List each line of the data in which the string "this" appears.

- Data supplied
*-*-*
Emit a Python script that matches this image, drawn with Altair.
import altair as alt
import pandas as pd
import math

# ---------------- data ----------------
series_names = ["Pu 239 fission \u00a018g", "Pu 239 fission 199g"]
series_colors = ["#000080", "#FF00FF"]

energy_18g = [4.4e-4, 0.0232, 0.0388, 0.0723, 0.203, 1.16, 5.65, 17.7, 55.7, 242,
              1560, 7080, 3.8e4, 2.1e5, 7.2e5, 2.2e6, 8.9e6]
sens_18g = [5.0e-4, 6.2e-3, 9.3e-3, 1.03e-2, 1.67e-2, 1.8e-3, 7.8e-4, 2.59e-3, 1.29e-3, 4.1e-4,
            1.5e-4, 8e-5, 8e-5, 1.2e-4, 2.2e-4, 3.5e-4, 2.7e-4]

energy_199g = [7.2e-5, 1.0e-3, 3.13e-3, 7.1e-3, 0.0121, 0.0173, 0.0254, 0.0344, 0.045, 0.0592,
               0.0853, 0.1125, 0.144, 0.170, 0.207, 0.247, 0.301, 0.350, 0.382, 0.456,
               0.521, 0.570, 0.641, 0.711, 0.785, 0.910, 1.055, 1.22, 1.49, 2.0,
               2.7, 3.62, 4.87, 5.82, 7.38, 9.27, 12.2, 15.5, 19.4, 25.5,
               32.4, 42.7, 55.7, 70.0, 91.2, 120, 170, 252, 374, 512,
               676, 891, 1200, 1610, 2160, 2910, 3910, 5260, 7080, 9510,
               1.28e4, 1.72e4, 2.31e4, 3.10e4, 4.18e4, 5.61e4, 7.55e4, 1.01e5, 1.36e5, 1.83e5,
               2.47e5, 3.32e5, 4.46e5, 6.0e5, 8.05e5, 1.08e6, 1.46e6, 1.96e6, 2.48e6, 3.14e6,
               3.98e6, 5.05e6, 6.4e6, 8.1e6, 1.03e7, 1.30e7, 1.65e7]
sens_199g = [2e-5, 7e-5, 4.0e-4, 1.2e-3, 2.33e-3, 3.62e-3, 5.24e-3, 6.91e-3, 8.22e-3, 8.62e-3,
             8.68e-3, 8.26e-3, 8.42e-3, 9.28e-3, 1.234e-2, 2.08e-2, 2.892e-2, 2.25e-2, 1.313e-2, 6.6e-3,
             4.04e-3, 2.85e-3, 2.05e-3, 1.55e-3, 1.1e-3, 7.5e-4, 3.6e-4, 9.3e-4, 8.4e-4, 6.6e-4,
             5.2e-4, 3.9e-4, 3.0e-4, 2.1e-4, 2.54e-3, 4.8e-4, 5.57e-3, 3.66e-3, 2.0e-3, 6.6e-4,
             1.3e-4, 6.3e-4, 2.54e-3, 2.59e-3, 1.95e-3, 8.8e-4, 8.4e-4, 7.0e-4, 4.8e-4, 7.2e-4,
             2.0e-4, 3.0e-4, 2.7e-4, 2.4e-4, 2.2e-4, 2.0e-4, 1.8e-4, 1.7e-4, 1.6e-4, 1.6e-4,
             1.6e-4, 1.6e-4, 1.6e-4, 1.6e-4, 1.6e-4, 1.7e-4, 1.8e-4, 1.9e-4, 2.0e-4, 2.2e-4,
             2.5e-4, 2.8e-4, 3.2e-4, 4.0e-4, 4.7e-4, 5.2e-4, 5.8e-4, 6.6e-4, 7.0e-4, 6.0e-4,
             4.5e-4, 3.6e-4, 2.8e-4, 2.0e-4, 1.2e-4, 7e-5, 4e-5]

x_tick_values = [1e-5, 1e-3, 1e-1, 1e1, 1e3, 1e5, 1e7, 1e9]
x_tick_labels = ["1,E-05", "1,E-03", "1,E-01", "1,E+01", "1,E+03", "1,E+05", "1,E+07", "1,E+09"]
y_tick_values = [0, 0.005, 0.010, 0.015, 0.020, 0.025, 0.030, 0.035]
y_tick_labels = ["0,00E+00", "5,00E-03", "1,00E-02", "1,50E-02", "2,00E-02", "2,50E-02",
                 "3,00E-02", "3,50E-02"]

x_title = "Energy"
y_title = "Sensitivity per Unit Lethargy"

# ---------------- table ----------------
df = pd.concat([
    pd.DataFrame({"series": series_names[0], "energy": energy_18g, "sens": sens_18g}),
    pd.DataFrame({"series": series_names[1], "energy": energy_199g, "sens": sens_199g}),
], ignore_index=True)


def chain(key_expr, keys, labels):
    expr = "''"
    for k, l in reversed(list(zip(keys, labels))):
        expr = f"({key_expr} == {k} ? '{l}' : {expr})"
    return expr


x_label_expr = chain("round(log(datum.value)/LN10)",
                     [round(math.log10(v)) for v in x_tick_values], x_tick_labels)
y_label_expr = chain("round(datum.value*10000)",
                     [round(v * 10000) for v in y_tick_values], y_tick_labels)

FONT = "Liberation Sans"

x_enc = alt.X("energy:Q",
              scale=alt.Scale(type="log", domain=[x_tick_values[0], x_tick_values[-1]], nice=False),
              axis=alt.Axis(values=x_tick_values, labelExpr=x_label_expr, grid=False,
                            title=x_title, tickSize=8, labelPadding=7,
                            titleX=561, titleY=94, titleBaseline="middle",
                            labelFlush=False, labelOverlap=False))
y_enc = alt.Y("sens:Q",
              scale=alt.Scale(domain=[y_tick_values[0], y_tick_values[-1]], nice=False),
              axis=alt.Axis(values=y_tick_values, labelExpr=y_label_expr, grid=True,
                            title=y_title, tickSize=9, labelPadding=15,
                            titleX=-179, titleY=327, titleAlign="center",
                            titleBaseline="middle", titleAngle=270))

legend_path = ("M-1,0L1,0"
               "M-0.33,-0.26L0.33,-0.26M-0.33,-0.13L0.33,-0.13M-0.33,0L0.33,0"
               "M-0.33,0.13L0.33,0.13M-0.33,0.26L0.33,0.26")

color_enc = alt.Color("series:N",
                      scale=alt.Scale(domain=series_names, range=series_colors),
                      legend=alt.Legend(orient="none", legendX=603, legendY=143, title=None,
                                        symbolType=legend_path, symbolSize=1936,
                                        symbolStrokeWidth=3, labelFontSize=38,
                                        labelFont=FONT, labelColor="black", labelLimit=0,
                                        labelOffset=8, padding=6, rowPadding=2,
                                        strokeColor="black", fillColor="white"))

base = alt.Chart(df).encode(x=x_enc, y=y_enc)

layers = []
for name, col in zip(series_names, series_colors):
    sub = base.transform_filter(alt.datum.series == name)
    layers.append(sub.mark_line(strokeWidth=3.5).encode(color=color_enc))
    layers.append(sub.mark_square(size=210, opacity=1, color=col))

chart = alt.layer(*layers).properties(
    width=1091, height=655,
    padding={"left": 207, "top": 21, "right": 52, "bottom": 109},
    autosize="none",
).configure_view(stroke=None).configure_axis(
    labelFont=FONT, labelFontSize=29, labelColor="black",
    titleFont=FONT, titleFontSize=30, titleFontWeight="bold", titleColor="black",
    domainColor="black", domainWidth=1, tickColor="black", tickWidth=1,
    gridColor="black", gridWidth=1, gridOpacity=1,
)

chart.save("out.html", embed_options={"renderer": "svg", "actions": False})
*-*-*
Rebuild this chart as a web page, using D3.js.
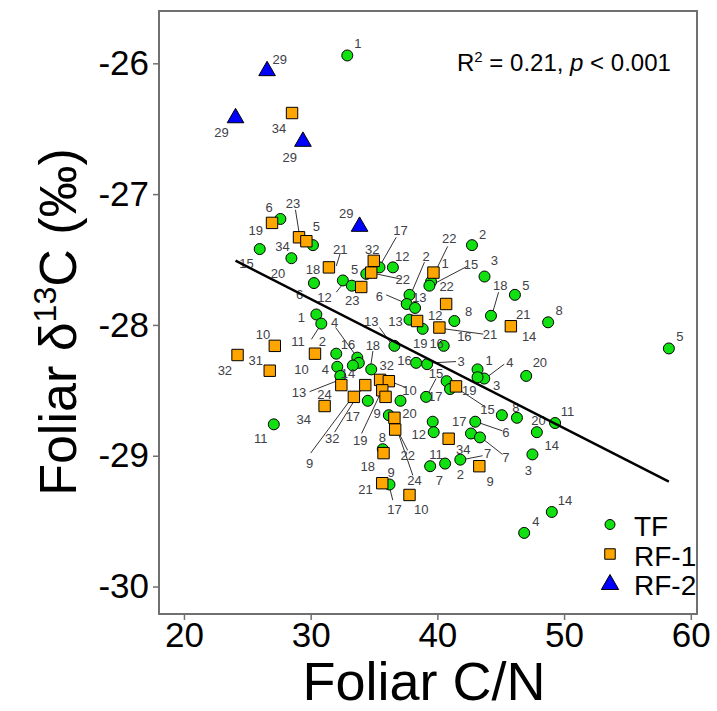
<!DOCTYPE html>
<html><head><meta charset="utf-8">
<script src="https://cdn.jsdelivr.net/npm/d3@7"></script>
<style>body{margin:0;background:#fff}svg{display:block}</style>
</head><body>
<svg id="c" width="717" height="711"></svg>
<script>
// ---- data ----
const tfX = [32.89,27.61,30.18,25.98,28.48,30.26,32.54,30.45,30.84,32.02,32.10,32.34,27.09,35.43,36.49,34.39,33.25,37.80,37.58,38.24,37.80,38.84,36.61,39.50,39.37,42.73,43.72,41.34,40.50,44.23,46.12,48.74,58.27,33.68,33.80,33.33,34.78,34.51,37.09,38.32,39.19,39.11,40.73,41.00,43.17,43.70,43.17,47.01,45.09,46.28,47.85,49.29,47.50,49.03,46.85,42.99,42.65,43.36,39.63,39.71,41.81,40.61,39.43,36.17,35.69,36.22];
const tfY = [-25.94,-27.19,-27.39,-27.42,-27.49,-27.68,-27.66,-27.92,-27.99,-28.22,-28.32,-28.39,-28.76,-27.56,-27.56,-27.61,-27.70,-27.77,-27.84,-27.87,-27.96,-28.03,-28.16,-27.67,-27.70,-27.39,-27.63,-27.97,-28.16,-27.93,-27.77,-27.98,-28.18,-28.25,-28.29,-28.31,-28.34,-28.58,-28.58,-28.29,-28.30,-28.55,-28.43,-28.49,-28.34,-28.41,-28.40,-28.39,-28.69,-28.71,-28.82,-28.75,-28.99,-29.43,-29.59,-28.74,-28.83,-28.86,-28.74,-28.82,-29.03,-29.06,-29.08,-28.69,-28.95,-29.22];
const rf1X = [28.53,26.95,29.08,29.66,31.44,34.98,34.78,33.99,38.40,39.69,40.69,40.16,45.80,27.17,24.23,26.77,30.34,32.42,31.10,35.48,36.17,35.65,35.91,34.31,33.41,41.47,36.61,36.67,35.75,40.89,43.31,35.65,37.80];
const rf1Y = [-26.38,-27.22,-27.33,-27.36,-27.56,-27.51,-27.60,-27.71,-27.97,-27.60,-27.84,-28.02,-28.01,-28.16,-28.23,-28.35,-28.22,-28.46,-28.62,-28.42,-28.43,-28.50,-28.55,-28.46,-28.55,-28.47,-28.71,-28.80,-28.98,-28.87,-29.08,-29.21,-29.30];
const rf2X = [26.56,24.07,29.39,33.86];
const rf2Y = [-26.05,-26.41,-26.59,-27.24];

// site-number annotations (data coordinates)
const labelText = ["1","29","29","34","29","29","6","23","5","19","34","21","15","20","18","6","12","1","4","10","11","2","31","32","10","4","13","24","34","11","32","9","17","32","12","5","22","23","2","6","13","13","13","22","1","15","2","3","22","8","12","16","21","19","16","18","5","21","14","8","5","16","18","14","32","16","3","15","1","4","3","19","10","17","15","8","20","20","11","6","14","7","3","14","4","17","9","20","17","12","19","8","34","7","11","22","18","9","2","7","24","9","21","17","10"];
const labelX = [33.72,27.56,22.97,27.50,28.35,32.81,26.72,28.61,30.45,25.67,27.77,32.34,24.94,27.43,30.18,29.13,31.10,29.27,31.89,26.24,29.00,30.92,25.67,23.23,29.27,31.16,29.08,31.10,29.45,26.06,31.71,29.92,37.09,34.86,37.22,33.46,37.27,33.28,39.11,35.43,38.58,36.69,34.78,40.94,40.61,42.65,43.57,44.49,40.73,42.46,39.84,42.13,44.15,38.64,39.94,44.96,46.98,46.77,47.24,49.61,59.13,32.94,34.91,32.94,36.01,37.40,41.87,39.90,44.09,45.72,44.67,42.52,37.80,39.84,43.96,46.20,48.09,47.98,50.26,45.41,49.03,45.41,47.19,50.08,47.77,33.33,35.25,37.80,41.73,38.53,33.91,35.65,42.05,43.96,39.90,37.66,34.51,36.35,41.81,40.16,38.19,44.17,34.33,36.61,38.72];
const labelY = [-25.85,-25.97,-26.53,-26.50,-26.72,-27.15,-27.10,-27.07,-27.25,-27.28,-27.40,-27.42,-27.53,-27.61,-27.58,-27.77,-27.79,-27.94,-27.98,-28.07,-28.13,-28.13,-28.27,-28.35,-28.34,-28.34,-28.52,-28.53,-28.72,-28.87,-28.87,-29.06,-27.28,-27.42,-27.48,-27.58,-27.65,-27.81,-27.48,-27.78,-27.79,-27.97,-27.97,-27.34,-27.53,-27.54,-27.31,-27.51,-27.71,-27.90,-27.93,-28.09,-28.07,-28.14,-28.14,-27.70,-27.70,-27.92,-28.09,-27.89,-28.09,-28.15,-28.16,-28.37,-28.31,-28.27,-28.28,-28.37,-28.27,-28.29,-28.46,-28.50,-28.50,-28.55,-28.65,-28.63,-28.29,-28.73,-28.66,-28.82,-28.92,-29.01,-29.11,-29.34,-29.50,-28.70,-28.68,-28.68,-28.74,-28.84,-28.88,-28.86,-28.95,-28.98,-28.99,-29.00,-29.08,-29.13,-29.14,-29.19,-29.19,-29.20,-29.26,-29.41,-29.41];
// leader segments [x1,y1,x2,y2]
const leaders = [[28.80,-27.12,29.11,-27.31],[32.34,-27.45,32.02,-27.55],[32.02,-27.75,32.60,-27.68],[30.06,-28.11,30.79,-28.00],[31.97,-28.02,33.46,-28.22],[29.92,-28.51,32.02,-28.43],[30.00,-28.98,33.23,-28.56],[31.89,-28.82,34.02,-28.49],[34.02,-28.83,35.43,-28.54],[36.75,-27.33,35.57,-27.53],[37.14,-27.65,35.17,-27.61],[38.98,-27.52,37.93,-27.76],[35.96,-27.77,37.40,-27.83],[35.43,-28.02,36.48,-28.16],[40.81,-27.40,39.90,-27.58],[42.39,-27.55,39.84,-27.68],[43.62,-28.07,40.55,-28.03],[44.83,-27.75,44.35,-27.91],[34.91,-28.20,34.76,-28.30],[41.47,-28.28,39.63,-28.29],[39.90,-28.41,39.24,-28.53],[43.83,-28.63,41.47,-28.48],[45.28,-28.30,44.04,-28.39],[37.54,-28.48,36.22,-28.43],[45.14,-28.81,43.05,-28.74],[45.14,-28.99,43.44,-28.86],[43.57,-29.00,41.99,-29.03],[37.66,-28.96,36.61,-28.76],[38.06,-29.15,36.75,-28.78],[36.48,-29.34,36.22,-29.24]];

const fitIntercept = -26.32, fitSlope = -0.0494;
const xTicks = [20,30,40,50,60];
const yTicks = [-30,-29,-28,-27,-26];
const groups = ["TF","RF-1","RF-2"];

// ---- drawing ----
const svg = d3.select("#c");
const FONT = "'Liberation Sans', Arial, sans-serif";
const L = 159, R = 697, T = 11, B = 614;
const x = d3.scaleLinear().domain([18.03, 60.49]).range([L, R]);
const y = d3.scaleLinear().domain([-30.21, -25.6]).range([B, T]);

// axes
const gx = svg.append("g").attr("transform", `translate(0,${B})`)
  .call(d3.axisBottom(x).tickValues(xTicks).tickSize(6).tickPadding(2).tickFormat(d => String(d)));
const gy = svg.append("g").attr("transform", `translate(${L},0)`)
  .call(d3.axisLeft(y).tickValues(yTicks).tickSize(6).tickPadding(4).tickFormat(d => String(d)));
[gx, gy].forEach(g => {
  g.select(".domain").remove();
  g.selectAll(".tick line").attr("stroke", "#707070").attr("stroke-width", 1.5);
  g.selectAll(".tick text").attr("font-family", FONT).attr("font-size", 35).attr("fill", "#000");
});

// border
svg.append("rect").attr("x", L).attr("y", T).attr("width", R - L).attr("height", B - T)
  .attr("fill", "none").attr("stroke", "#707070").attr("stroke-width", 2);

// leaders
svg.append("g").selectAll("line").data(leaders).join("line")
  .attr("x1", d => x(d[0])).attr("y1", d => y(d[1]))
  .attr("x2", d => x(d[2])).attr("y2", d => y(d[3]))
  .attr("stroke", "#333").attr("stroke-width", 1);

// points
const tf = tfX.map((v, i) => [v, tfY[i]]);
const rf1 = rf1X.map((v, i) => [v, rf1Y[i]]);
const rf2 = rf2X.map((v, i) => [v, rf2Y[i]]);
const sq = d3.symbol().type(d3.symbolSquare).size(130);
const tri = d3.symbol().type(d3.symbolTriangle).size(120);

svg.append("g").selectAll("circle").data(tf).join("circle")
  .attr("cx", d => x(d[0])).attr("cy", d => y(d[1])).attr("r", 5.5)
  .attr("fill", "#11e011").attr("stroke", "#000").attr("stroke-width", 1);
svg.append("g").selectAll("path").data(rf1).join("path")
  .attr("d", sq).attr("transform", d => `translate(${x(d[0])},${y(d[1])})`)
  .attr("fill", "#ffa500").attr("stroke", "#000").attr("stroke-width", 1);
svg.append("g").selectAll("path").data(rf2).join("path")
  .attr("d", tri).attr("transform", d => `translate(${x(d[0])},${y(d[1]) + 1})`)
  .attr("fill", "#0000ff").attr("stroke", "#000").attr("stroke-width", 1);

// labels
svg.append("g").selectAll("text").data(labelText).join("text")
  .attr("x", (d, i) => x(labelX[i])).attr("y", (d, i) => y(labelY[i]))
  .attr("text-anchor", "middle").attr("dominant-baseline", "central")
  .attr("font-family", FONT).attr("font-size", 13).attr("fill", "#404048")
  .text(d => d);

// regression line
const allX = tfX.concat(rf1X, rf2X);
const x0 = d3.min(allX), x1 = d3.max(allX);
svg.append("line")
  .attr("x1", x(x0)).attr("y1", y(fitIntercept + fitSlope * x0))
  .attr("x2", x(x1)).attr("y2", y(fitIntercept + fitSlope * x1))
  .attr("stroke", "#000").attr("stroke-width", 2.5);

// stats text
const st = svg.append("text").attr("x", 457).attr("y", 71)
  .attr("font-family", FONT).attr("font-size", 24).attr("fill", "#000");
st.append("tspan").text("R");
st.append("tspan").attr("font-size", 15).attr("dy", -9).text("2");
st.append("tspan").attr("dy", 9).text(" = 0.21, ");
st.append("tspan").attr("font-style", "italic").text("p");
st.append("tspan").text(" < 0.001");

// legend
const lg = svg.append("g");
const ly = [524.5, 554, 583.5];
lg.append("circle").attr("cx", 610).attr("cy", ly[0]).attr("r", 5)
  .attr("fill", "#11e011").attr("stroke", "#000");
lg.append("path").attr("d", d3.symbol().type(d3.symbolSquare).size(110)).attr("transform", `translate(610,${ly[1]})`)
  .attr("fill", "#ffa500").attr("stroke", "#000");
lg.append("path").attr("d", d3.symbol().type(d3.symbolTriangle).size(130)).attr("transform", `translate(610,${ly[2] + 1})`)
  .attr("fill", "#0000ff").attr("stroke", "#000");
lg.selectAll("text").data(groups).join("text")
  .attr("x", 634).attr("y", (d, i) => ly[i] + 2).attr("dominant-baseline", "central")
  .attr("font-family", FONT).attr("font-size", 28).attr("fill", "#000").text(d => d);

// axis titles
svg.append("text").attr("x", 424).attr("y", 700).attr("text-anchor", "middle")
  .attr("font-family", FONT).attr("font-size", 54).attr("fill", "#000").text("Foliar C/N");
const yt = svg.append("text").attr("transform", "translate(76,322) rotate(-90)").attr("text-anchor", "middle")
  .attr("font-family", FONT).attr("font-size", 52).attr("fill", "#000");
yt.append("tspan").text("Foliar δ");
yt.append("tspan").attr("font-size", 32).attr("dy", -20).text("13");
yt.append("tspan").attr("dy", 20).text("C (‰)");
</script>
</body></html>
*-*-*
- Output of the exercise
Emit a Python script that matches this image, drawn with Altair.
Rebuild this chart as a web page, using D3.js.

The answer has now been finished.